Nothing outside the range from the line with "Write a Python" to the line with "lw=1, clip_on=False, zorder=2))" belongs in the copy, and no pictures do either; repeat that range exactly.

■ Lines of data ■
------------------------------

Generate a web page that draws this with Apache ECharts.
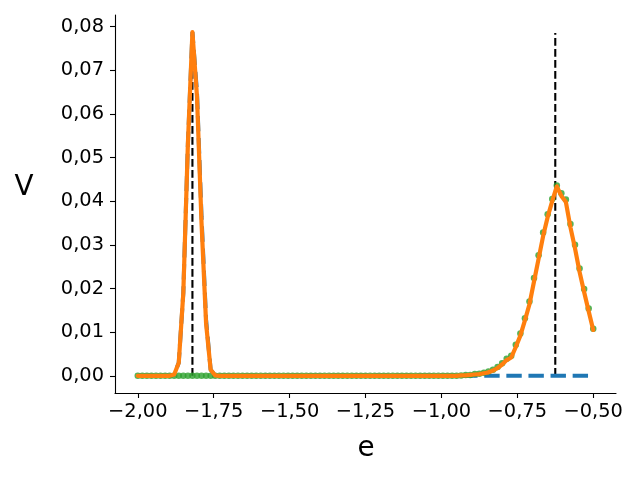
<!DOCTYPE html>
<html>
<head>
<meta charset="utf-8">
<script src="https://cdn.jsdelivr.net/npm/echarts@6/dist/echarts.min.js"></script>
<style>html,body{margin:0;padding:0;background:#fff}#c{width:640px;height:480px}</style>
</head>
<body>
<div id="c"></div>
<script>
// x grid: -2.00 to -0.50, step 0.015 (101 points)
const xStart = -2.0, xStep = 0.015, nPts = 101;
const xs = [];
for (let i = 0; i < nPts; i++) xs.push(+(xStart + i * xStep).toFixed(3));

// blue dashed: left peak only
const blueVals = [
  0,0,0,0,0,0,0,0,0.0003,0.0030,
  0.0190,0.0530,0.0787,0.0650,0.0365,0.0128,0.0014,0.0001,0,0,
  0,0,0,0,0,0,0,0,0,0,
  0,0,0,0,0,0,0,0,0,0,
  0,0,0,0,0,0,0,0,0,0,
  0,0,0,0,0,0,0,0,0,0,
  0,0,0,0,0,0,0,0,0,0,
  0,0,0,0,0,0,0,0,0,0,
  0,0,0,0,0,0,0,0,0,0,
  0,0,0,0,0,0,0,0,0,0,
  0
];
// green dots: right peak only
const greenVals = [
  0,0,0,0,0,0,0,0,0,0,
  0,0,0,0,0,0,0,0,0,0,
  0,0,0,0,0,0,0,0,0,0,
  0,0,0,0,0,0,0,0,0,0,
  0,0,0,0,0,0,0,0,0,0,
  0,0,0,0,0,0,0,0,0,0,
  0,0,0,0,0,0,0,0,0,0,
  0.0000,0.0001,0.0002,0.0002,0.0004,0.0005,0.0007,0.0010,0.0014,0.0020,
  0.0029,0.0039,0.0046,0.0071,0.0097,0.0132,0.0170,0.0224,0.0276,0.0328,
  0.0370,0.0405,0.0436,0.0418,0.0404,0.0348,0.0300,0.0246,0.0199,0.0154,
  0.0108
];
// orange solid: both peaks
const orangeVals = [
  0,0,0,0,0,0,0,0,0.0003,0.0030,
  0.0190,0.0530,0.0787,0.0640,0.0350,0.0120,0.0014,0.0001,0,0,
  0,0,0,0,0,0,0,0,0,0,
  0,0,0,0,0,0,0,0,0,0,
  0,0,0,0,0,0,0,0,0,0,
  0,0,0,0,0,0,0,0,0,0,
  0,0,0,0,0,0,0,0,0,0,
  0.0000,0.0001,0.0001,0.0002,0.0003,0.0004,0.0006,0.0008,0.0012,0.0018,
  0.0026,0.0036,0.0042,0.0066,0.0092,0.0127,0.0164,0.0216,0.0268,0.0320,
  0.0364,0.0400,0.0434,0.0412,0.0398,0.0340,0.0292,0.0238,0.0192,0.0148,
  0.0105
];
// vertical dashed markers
const vlineX = [-1.82, -0.625];
const vlineTop = 0.0785;

const xTicks = [-2.0, -1.75, -1.5, -1.25, -1.0, -0.75, -0.5];
const yTicks = [0, 0.01, 0.02, 0.03, 0.04, 0.05, 0.06, 0.07, 0.08];

const pair = (vals) => xs.map((x, i) => [x, vals[i]]);
const fmt = (v) => (v < 0 ? '\u2212' : '') + Math.abs(v).toFixed(2).replace('.', ',');

const font = 'DejaVu Sans';
const chart = echarts.init(document.getElementById('c'), null, {renderer: 'canvas'});

const series = [];
vlineX.forEach((vx) => {
  series.push({
    type: 'line', data: [[vx, 0], [vx, vlineTop]], symbol: 'none', z: 2,
    lineStyle: {color: '#000', width: 2.1, type: [7.7, 3.3]}, silent: true
  });
});
series.push({
  type: 'line', data: pair(blueVals), symbol: 'none', z: 3,
  lineStyle: {color: '#1f77b4', width: 4, type: [15.4, 6.7]}
});
series.push({
  type: 'scatter', data: pair(greenVals), symbol: 'circle', symbolSize: 6.5, z: 4,
  itemStyle: {color: '#2ca02c'}
});
series.push({
  type: 'line', data: pair(orangeVals), symbol: 'none', z: 5,
  lineStyle: {color: '#ff7f0e', width: 4.2, cap: 'round', join: 'round'}
});

chart.setOption({
  animation: false,
  backgroundColor: '#fff',
  grid: {left: 115, right: 24, top: 15, bottom: 87, containLabel: false},
  xAxis: {
    type: 'value', min: -2.075, max: -0.425,
    splitLine: {show: false},
    axisLine: {show: true, onZero: false, lineStyle: {color: '#000', width: 1.1}},
    axisTick: {show: true, length: 5, lineStyle: {color: '#000', width: 1.1}, customValues: xTicks},
    axisLabel: {show: true, customValues: xTicks, formatter: fmt, color: '#000',
      fontFamily: font, fontSize: 19.4, margin: 9}
  },
  yAxis: {
    type: 'value', min: -0.003935, max: 0.08264,
    splitLine: {show: false},
    axisLine: {show: true, onZero: false, lineStyle: {color: '#000', width: 1.1}},
    axisTick: {show: true, length: 5, lineStyle: {color: '#000', width: 1.1}, customValues: yTicks},
    axisLabel: {show: true, customValues: yTicks, formatter: fmt, color: '#000',
      fontFamily: font, fontSize: 19.4, margin: 11}
  },
  graphic: [
    {type: 'text', x: 24, y: 188,
      style: {text: 'V', fontFamily: font, fontSize: 27.8, fill: '#000', align: 'center', verticalAlign: 'middle'}},
    {type: 'text', x: 366, y: 449,
      style: {text: 'e', fontFamily: font, fontSize: 27.8, fill: '#000', align: 'center', verticalAlign: 'middle'}}
  ],
  series: series
});
</script>
</body>
</html>
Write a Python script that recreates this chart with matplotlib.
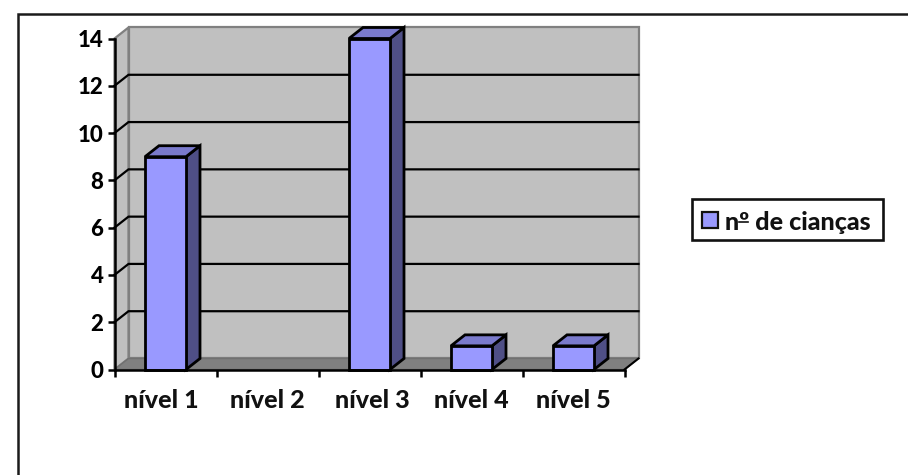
import matplotlib
matplotlib.use("Agg")
import matplotlib.pyplot as plt
from matplotlib.lines import Line2D
from matplotlib.patches import Polygon, Rectangle

categories = ["nível 1", "nível 2", "nível 3", "nível 4", "nível 5"]
counts = [9, 0, 14, 1, 1]
yticks = [0, 2, 4, 6, 8, 10, 12, 14]
series_name = "nº de cianças"

W, H = 908, 475
plt.rcParams["font.family"] = ["Lato", "DejaVu Sans"]
plt.rcParams["font.weight"] = "black"

fig = plt.figure(figsize=(W / 100, H / 100), dpi=100)

# outer frame is only cropped top and left lines
fig.add_artist(Line2D([18 / W, 18 / W, 1], [0, 1 - 14 / H, 1 - 14 / H], color="#1a1a1a",
                      lw=1.8, solid_joinstyle="miter", transform=fig.transFigure))

# front plane of the fake 3d box
ax = fig.add_axes([114.5 / W, 1 - 369.5 / H, 510 / W, 331 / H])
ax.set_xlim(0, 5)
ax.set_ylim(0, 14)
ax.patch.set_visible(False)
for s in ["top", "right"]:
    ax.spines[s].set_visible(False)
for s in ["left", "bottom"]:
    ax.spines[s].set_linewidth(1.8)
    ax.spines[s].set_zorder(6)

dx = 14 / 102   # depth in x, category units
dy = 11 / 23.64  # depth in y, value units

# walls and floor
ax.add_patch(Polygon([(dx, dy), (5 + dx, dy), (5 + dx, 14 + dy), (dx, 14 + dy)],
                     fc="#C0C0C0", ec="#808080", lw=1.6, clip_on=False, zorder=1))
ax.add_patch(Polygon([(0, 0), (dx, dy), (dx, 14 + dy), (0, 14)],
                     fc="#C0C0C0", ec="#808080", lw=1.6, clip_on=False, zorder=1))
ax.add_patch(Polygon([(0, 0), (5, 0), (5 + dx, dy), (dx, dy)],
                     fc="#808080", ec="#707070", lw=1, clip_on=False, zorder=2))

# gridlines, back wall plus the slanted bit on the side wall
for v in yticks[1:-1]:
    ax.plot([0, dx, 5 + dx], [v, v + dy, v + dy], color="black", lw=1.6,
            clip_on=False, zorder=3, solid_joinstyle="miter")
ax.plot([5, 5 + dx], [0, dy], color="black", lw=1.5, clip_on=False, zorder=3)

# bars
bw = 41 / 102
for i, v in enumerate(counts):
    if v == 0:
        continue
    x0 = i + 0.5 - bw / 2
    x1 = x0 + bw
    d = dict(ec="black", lw=2.0, clip_on=False, zorder=4, joinstyle="miter")
    ax.add_patch(Polygon([(x1, 0), (x1 + dx, dy), (x1 + dx, v + dy), (x1, v)],
                         fc="#4F4F86", **d))
    ax.add_patch(Polygon([(x0, v), (x1, v), (x1 + dx, v + dy), (x0 + dx, v + dy)],
                         fc="#7A7ACC", **d))
    ax.bar(i + 0.5, v, width=bw, color="#9999FF", edgecolor="black", linewidth=2.0,
           zorder=5, clip_on=False)

ax.set_yticks(yticks)
ax.set_xticks(range(6))
ax.set_xticklabels([])
ax.tick_params(axis="x", length=5, width=1.8, direction="out")
ax.tick_params(axis="y", length=5, width=1.8, direction="out", pad=3, labelsize=16)

# category labels sit a little unevenly in the original
label_x = [0.46, 1.5, 2.53, 3.5, 4.5]
for x, lab in zip(label_x, categories):
    ax.annotate(lab, (x, 0), xytext=(0, -31), xycoords="data", textcoords="offset pixels",
                ha="center", va="center", fontsize=18, fontweight="black", color="#111111",
                annotation_clip=False)

# legend box
fig.add_artist(Rectangle((692 / W, 1 - 240 / H), 191 / W, 41 / H, fc="white",
                         ec="#111111", lw=1.9, transform=fig.transFigure))
fig.add_artist(Rectangle((702 / W, 1 - 228 / H), 16 / W, 16 / H, fc="#9999FF",
                         ec="#111111", lw=1.6, transform=fig.transFigure))
fig.text(725 / W, 1 - 223 / H, series_name, fontsize=18, fontweight="black",
         va="center", ha="left", color="#111111")
# the ordinal sign has an underline in the original
fig.add_artist(Line2D([739 / W, 748 / W], [1 - 222 / H, 1 - 222 / H], color="#111111", lw=1.2,
                      transform=fig.transFigure))

fig.savefig("out.png", dpi=100)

------------------------------

■ Task solution ■
Write a Python script that recreates this chart with matplotlib.
import matplotlib
matplotlib.use("Agg")
import matplotlib.pyplot as plt
from matplotlib.lines import Line2D
from matplotlib.patches import Polygon, Rectangle

categories = ["nível 1", "nível 2", "nível 3", "nível 4", "nível 5"]
counts = [9, 0, 14, 1, 1]
yticks = [0, 2, 4, 6, 8, 10, 12, 14]
series_name = "nº de cianças"

W, H = 908, 475
plt.rcParams["font.family"] = ["Lato", "DejaVu Sans"]
plt.rcParams["font.weight"] = "black"

fig = plt.figure(figsize=(W / 100, H / 100), dpi=100)

# outer frame is only cropped top and left lines
fig.add_artist(Line2D([18 / W, 18 / W, 1], [0, 1 - 14 / H, 1 - 14 / H], color="#1a1a1a",
                      lw=1.8, solid_joinstyle="miter", transform=fig.transFigure))

# front plane of the fake 3d box
ax = fig.add_axes([114.5 / W, 1 - 369.5 / H, 510 / W, 331 / H])
ax.set_xlim(0, 5)
ax.set_ylim(0, 14)
ax.patch.set_visible(False)
for s in ["top", "right"]:
    ax.spines[s].set_visible(False)
for s in ["left", "bottom"]:
    ax.spines[s].set_linewidth(1.8)
    ax.spines[s].set_zorder(6)

dx = 14 / 102   # depth in x, category units
dy = 11 / 23.64  # depth in y, value units

# walls and floor
ax.add_patch(Polygon([(dx, dy), (5 + dx, dy), (5 + dx, 14 + dy), (dx, 14 + dy)],
                     fc="#C0C0C0", ec="#808080", lw=1.6, clip_on=False, zorder=1))
ax.add_patch(Polygon([(0, 0), (dx, dy), (dx, 14 + dy), (0, 14)],
                     fc="#C0C0C0", ec="#808080", lw=1.6, clip_on=False, zorder=1))
ax.add_patch(Polygon([(0, 0), (5, 0), (5 + dx, dy), (dx, dy)],
                     fc="#808080", ec="#707070", lw=1, clip_on=False, zorder=2))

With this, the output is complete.